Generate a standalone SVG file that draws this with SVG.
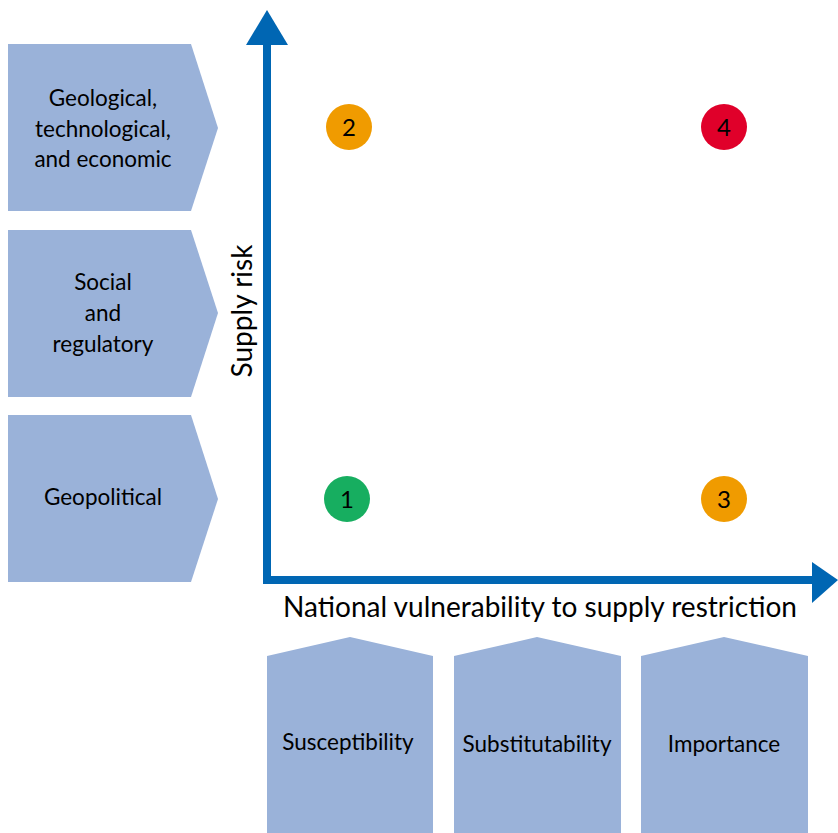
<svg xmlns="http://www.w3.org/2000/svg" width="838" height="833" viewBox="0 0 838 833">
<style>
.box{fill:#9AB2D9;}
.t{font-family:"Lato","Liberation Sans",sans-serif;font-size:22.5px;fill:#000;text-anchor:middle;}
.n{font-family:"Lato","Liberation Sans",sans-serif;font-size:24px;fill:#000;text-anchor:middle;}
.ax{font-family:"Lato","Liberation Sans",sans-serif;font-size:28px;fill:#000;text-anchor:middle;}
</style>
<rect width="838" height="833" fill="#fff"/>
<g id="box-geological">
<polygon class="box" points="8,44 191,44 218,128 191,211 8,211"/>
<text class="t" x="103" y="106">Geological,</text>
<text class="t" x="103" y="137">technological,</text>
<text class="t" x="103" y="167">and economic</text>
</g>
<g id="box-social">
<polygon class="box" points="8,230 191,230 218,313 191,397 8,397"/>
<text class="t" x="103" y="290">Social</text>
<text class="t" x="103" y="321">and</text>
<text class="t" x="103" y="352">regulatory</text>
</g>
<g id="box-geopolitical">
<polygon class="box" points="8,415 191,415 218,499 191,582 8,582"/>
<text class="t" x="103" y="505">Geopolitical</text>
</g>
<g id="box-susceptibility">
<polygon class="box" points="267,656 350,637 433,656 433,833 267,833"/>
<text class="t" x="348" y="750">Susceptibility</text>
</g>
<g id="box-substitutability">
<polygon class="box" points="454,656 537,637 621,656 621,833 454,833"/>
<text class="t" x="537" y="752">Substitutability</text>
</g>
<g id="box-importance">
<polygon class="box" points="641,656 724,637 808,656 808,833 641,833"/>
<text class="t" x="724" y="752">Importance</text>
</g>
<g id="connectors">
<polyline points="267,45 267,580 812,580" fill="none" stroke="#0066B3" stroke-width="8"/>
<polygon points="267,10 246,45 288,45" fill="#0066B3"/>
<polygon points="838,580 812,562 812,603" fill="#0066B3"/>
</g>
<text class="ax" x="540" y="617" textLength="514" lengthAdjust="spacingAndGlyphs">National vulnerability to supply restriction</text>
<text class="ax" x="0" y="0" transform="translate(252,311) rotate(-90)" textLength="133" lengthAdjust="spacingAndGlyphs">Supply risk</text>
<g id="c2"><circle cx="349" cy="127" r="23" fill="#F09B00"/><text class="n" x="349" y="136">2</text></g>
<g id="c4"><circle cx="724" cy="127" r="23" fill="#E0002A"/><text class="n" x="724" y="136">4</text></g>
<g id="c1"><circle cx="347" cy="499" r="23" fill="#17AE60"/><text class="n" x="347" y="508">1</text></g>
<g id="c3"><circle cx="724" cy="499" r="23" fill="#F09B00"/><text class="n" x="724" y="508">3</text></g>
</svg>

■ AIM ■
Omit pictures; set down the rest of the material word for word.

■ CORRECT ANSWER ■
Generate a standalone SVG file that draws this with SVG.
<svg xmlns="http://www.w3.org/2000/svg" width="838" height="833" viewBox="0 0 838 833">
<style>
.box{fill:#9AB2D9;}
.t{font-family:"Lato","Liberation Sans",sans-serif;font-size:22.5px;fill:#000;text-anchor:middle;}
.n{font-family:"Lato","Liberation Sans",sans-serif;font-size:24px;fill:#000;text-anchor:middle;}
.ax{font-family:"Lato","Liberation Sans",sans-serif;font-size:28px;fill:#000;text-anchor:middle;}
</style>
<rect width="838" height="833" fill="#fff"/>
<g id="box-geological">
<polygon class="box" points="8,44 191,44 218,128 191,211 8,211"/>
<text class="t" x="103" y="106">Geological,</text>
<text class="t" x="103" y="137">technological,</text>
<text class="t" x="103" y="167">and economic</text>
</g>
<g id="box-social">
<polygon class="box" points="8,230 191,230 218,313 191,397 8,397"/>
<text class="t" x="103" y="290">Social</text>
<text class="t" x="103" y="321">and</text>
<text class="t" x="103" y="352">regulatory</text>
</g>
<g id="box-geopolitical">
<polygon class="box" points="8,415 191,415 218,499 191,582 8,582"/>
<text class="t" x="103" y="505">Geopolitical</text>
</g>
<g id="box-susceptibility">
<polygon class="box" points="267,656 350,637 433,656 433,833 267,833"/>
<text class="t" x="348" y="750">Susceptibility</text>
</g>
<g id="box-substitutability">
<polygon class="box" points="454,656 537,637 621,656 621,833 454,833"/>
<text class="t" x="537" y="752">Substitutability</text>
</g>
<g id="box-importance">
<polygon class="box" points="641,656 724,637 808,656 808,833 641,833"/>
<text class="t" x="724" y="752">Importance</text>
</g>
<g id="connectors">
<polyline points="267,45 267,580 812,580" fill="none" stroke="#0066B3" stroke-width="8"/>
<polygon points="267,10 246,45 288,45" fill="#0066B3"/>
<polygon points="838,580 812,562 812,603" fill="#0066B3"/>
</g>
<text class="ax" x="540" y="617" textLength="514" lengthAdjust="spacingAndGlyphs">National vulnerability to supply restriction</text>
<text class="ax" x="0" y="0" transform="translate(252,311) rotate(-90)" textLength="133" lengthAdjust="spacingAndGlyphs">Supply risk</text>
<g id="c2"><circle cx="349" cy="127" r="23" fill="#F09B00"/><text class="n" x="349" y="136">2</text></g>
<g id="c4"><circle cx="724" cy="127" r="23" fill="#E0002A"/><text class="n" x="724" y="136">4</text></g>
<g id="c1"><circle cx="347" cy="499" r="23" fill="#17AE60"/><text class="n" x="347" y="508">1</text></g>
<g id="c3"><circle cx="724" cy="499" r="23" fill="#F09B00"/><text class="n" x="724" y="508">3</text></g>
</svg>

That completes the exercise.